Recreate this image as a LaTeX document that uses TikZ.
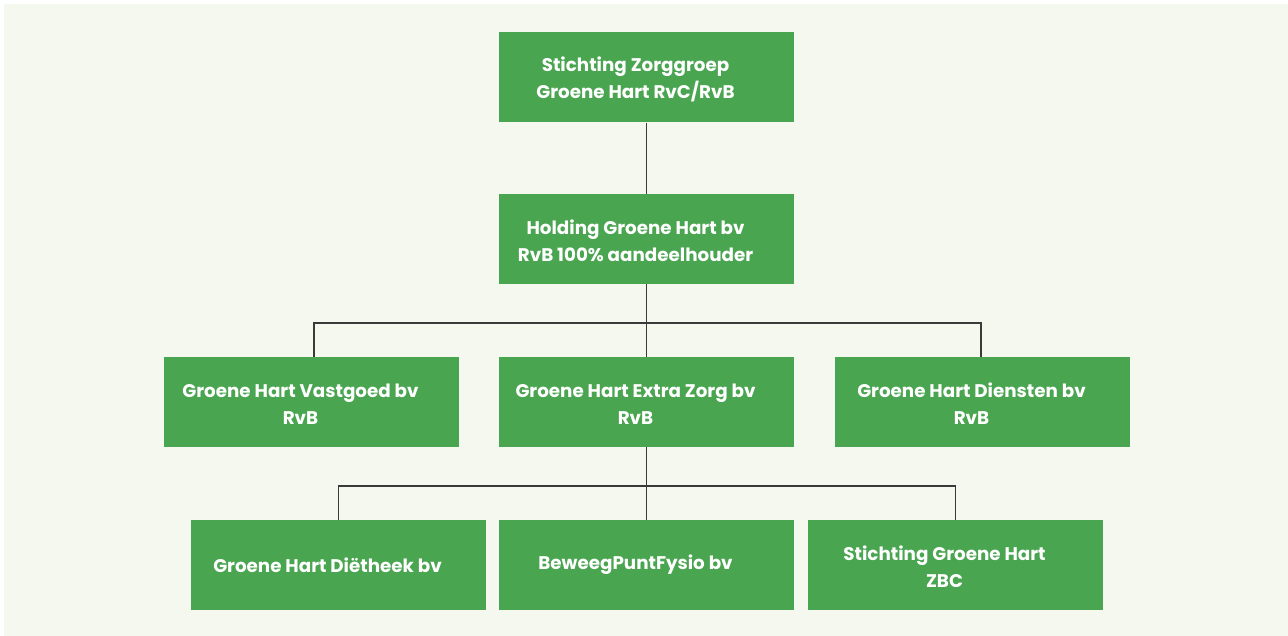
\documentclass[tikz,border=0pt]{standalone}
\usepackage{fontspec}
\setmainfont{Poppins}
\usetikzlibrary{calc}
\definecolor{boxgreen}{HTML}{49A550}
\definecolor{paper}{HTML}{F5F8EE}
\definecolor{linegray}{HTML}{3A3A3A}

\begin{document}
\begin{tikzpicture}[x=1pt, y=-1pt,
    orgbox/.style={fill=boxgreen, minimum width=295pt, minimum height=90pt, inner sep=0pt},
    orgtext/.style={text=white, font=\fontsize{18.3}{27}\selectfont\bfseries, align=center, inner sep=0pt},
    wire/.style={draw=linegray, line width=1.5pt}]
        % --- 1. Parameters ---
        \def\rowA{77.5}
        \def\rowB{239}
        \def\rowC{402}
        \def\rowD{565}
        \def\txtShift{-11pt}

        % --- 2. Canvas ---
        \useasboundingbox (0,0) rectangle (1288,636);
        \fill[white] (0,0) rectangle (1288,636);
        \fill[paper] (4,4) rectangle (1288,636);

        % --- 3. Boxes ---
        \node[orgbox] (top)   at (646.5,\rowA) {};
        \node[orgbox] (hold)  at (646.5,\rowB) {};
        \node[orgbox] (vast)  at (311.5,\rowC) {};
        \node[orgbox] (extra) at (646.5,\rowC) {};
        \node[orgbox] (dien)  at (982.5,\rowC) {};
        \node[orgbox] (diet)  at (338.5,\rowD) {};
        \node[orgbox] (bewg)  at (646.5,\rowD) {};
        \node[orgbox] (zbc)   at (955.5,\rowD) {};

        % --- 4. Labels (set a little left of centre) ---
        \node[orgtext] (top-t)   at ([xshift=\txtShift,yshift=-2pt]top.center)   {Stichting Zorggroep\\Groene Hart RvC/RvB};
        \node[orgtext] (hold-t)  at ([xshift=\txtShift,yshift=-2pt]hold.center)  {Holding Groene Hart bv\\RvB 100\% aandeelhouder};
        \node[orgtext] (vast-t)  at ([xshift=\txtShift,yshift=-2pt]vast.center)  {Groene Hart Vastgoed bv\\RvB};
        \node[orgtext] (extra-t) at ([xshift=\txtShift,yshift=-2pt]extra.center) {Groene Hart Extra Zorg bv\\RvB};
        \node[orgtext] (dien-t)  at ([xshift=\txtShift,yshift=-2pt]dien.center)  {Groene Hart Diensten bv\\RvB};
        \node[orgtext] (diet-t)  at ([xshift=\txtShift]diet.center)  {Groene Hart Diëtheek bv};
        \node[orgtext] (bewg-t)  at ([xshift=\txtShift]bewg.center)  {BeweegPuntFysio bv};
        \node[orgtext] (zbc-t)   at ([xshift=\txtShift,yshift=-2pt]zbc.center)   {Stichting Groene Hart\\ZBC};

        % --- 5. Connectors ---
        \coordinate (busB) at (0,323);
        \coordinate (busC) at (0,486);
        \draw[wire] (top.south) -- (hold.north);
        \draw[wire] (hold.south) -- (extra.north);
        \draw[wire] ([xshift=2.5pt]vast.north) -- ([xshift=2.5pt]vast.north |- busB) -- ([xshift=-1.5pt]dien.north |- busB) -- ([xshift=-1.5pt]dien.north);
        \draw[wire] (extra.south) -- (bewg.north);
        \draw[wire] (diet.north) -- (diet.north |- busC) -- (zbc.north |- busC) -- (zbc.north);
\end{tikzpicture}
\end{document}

•••

> **What this task involves**
Pictures are excluded; output everything else in the data verbatim.

> **The answer**
Recreate this image as a LaTeX document that uses TikZ.
\documentclass[tikz,border=0pt]{standalone}
\usepackage{fontspec}
\setmainfont{Poppins}
\usetikzlibrary{calc}
\definecolor{boxgreen}{HTML}{49A550}
\definecolor{paper}{HTML}{F5F8EE}
\definecolor{linegray}{HTML}{3A3A3A}

\begin{document}
\begin{tikzpicture}[x=1pt, y=-1pt,
    orgbox/.style={fill=boxgreen, minimum width=295pt, minimum height=90pt, inner sep=0pt},
    orgtext/.style={text=white, font=\fontsize{18.3}{27}\selectfont\bfseries, align=center, inner sep=0pt},
    wire/.style={draw=linegray, line width=1.5pt}]
        % --- 1. Parameters ---
        \def\rowA{77.5}
        \def\rowB{239}
        \def\rowC{402}
        \def\rowD{565}
        \def\txtShift{-11pt}

        % --- 2. Canvas ---
        \useasboundingbox (0,0) rectangle (1288,636);
        \fill[white] (0,0) rectangle (1288,636);
        \fill[paper] (4,4) rectangle (1288,636);

        % --- 3. Boxes ---
        \node[orgbox] (top)   at (646.5,\rowA) {};
        \node[orgbox] (hold)  at (646.5,\rowB) {};
        \node[orgbox] (vast)  at (311.5,\rowC) {};
        \node[orgbox] (extra) at (646.5,\rowC) {};
        \node[orgbox] (dien)  at (982.5,\rowC) {};
        \node[orgbox] (diet)  at (338.5,\rowD) {};
        \node[orgbox] (bewg)  at (646.5,\rowD) {};
        \node[orgbox] (zbc)   at (955.5,\rowD) {};

        % --- 4. Labels (set a little left of centre) ---
        \node[orgtext] (top-t)   at ([xshift=\txtShift,yshift=-2pt]top.center)   {Stichting Zorggroep\\Groene Hart RvC/RvB};
        \node[orgtext] (hold-t)  at ([xshift=\txtShift,yshift=-2pt]hold.center)  {Holding Groene Hart bv\\RvB 100\% aandeelhouder};
        \node[orgtext] (vast-t)  at ([xshift=\txtShift,yshift=-2pt]vast.center)  {Groene Hart Vastgoed bv\\RvB};
        \node[orgtext] (extra-t) at ([xshift=\txtShift,yshift=-2pt]extra.center) {Groene Hart Extra Zorg bv\\RvB};
        \node[orgtext] (dien-t)  at ([xshift=\txtShift,yshift=-2pt]dien.center)  {Groene Hart Diensten bv\\RvB};
        \node[orgtext] (diet-t)  at ([xshift=\txtShift]diet.center)  {Groene Hart Diëtheek bv};
        \node[orgtext] (bewg-t)  at ([xshift=\txtShift]bewg.center)  {BeweegPuntFysio bv};
        \node[orgtext] (zbc-t)   at ([xshift=\txtShift,yshift=-2pt]zbc.center)   {Stichting Groene Hart\\ZBC};

        % --- 5. Connectors ---
        \coordinate (busB) at (0,323);
        \coordinate (busC) at (0,486);
        \draw[wire] (top.south) -- (hold.north);
        \draw[wire] (hold.south) -- (extra.north);
        \draw[wire] ([xshift=2.5pt]vast.north) -- ([xshift=2.5pt]vast.north |- busB) -- ([xshift=-1.5pt]dien.north |- busB) -- ([xshift=-1.5pt]dien.north);
        \draw[wire] (extra.south) -- (bewg.north);
        \draw[wire] (diet.north) -- (diet.north |- busC) -- (zbc.north |- busC) -- (zbc.north);
\end{tikzpicture}
\end{document}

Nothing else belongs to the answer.